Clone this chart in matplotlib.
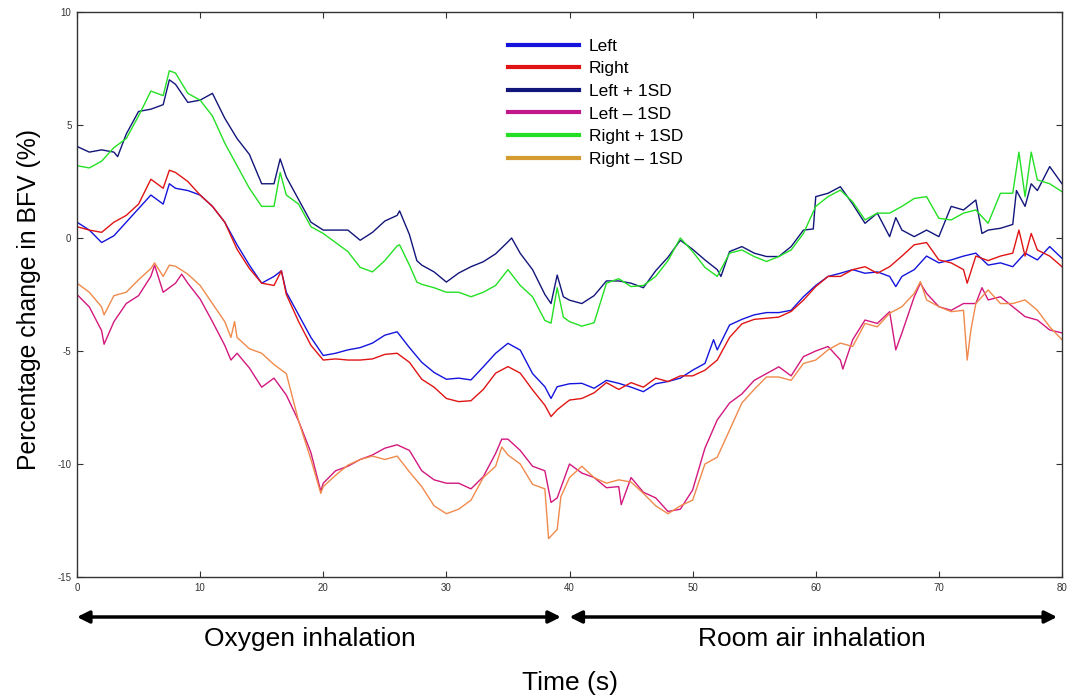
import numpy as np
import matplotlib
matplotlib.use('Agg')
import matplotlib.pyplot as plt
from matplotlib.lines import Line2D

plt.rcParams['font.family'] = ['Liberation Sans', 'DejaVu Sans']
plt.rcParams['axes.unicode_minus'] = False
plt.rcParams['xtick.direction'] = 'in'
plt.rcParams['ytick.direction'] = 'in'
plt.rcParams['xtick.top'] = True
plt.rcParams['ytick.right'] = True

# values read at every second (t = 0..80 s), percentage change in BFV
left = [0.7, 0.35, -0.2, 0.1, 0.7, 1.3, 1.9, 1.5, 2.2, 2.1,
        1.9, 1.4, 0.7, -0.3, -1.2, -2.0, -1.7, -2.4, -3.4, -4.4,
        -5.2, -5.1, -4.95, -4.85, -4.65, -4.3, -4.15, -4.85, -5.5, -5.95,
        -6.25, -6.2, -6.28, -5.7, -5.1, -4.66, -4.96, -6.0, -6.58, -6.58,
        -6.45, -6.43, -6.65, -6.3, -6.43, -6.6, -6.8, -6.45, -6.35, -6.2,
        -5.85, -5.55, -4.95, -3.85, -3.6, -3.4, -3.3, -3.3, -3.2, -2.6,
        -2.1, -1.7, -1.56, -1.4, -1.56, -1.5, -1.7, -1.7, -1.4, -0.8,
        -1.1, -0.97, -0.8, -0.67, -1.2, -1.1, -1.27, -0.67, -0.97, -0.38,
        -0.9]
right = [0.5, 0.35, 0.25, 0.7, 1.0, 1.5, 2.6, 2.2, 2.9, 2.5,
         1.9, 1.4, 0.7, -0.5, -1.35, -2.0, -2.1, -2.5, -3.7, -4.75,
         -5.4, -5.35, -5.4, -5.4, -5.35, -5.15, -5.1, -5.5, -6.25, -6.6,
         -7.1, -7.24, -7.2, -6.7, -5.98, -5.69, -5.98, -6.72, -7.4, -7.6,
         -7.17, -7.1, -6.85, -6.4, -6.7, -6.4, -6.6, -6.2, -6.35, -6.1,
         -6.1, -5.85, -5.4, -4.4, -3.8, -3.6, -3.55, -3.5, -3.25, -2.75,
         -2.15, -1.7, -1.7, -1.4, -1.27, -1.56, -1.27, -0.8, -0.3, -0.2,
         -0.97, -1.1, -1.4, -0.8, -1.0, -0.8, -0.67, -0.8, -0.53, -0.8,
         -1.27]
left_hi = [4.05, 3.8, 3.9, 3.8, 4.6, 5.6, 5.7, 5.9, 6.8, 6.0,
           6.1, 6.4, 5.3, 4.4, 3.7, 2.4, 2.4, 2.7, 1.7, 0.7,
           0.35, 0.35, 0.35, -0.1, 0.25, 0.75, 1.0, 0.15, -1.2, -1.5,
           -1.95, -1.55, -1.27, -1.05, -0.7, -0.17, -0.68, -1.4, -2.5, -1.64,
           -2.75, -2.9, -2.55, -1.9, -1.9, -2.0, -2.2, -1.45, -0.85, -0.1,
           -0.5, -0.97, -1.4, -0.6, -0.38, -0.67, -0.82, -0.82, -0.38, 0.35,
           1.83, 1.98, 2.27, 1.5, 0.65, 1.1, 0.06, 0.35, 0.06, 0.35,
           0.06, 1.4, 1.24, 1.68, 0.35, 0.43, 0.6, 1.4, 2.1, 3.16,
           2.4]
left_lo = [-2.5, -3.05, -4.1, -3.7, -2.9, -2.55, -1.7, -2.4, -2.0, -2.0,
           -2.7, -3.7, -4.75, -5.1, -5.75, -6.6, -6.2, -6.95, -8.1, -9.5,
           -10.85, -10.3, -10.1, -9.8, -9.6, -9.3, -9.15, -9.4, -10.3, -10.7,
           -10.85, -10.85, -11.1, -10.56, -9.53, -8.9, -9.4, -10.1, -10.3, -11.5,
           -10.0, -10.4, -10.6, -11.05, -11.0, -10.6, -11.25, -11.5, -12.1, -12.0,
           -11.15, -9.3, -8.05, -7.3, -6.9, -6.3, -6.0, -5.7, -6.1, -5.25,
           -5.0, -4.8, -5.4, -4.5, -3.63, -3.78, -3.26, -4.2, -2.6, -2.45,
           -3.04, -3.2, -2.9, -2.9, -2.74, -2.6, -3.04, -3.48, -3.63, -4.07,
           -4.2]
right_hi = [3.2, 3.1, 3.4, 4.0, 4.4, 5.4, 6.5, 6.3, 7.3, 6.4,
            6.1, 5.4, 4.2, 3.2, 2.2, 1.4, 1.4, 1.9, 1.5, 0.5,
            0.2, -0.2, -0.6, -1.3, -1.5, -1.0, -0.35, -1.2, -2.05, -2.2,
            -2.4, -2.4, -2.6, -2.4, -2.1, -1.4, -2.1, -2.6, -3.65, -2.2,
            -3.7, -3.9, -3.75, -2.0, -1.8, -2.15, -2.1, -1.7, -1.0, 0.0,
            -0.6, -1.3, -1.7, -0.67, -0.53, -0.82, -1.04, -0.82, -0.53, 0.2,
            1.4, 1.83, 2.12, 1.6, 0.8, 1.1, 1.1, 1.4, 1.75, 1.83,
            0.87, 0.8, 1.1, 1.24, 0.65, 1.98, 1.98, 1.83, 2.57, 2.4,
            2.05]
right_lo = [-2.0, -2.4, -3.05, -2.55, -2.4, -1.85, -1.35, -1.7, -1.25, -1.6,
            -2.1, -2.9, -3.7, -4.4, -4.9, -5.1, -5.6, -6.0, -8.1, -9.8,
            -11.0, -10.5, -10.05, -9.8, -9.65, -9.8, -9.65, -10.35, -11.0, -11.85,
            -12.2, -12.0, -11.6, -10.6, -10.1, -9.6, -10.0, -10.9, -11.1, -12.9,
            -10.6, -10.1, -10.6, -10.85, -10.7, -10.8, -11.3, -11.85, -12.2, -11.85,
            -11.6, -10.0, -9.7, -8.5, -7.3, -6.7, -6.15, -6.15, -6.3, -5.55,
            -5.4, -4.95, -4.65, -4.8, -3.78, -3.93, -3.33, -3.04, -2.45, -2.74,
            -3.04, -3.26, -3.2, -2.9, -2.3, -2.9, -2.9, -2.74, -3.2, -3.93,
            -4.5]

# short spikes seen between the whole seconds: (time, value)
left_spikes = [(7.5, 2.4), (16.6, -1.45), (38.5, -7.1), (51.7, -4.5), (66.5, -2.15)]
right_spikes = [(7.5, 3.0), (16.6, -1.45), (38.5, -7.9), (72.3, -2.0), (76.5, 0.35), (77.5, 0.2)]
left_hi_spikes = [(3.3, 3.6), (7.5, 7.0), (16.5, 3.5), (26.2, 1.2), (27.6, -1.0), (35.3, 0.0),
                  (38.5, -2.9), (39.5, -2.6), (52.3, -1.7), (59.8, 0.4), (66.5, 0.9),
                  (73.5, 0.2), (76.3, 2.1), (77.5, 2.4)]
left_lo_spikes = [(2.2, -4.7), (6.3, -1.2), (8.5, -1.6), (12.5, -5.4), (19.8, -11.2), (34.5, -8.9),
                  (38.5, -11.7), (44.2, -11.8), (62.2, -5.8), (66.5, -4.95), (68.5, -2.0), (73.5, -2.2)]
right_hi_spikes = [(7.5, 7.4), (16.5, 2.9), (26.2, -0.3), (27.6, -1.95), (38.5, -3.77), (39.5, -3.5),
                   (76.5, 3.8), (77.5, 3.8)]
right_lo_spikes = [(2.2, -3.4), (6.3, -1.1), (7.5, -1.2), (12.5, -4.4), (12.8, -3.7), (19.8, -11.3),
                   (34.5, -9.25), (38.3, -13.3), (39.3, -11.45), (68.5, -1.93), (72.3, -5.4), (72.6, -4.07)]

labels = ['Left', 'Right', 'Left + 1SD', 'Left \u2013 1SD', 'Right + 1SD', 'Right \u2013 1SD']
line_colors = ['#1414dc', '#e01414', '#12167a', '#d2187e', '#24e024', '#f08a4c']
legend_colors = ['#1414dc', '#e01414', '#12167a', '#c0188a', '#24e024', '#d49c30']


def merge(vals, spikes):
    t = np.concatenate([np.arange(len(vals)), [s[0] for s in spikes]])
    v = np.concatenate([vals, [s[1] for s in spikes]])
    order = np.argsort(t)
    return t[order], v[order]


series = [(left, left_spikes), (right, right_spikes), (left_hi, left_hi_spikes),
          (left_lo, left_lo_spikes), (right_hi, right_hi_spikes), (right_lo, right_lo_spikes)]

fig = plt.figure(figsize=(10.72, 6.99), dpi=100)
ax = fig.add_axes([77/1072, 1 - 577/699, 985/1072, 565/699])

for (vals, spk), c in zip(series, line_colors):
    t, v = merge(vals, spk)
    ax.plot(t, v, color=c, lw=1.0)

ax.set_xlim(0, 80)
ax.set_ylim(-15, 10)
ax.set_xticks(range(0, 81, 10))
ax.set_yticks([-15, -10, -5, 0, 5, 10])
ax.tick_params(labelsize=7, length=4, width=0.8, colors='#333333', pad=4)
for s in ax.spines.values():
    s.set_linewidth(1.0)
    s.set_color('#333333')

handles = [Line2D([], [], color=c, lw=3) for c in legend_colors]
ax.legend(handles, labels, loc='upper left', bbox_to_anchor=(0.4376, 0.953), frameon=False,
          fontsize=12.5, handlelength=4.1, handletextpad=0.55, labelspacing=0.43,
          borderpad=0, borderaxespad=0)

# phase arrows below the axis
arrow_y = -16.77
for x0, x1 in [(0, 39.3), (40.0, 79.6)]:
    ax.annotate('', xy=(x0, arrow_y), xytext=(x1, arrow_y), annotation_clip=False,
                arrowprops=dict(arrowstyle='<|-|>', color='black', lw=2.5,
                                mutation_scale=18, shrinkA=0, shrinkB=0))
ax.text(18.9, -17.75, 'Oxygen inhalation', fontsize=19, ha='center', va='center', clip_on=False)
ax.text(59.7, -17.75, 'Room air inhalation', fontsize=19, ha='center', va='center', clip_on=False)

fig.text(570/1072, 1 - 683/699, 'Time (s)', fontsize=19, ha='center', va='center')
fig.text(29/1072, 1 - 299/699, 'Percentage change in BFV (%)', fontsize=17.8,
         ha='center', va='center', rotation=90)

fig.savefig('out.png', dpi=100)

....

Task goal = Using the listing, say how many lines include the word "matplotlib", and add nothing else.

Answer to this exercise = 5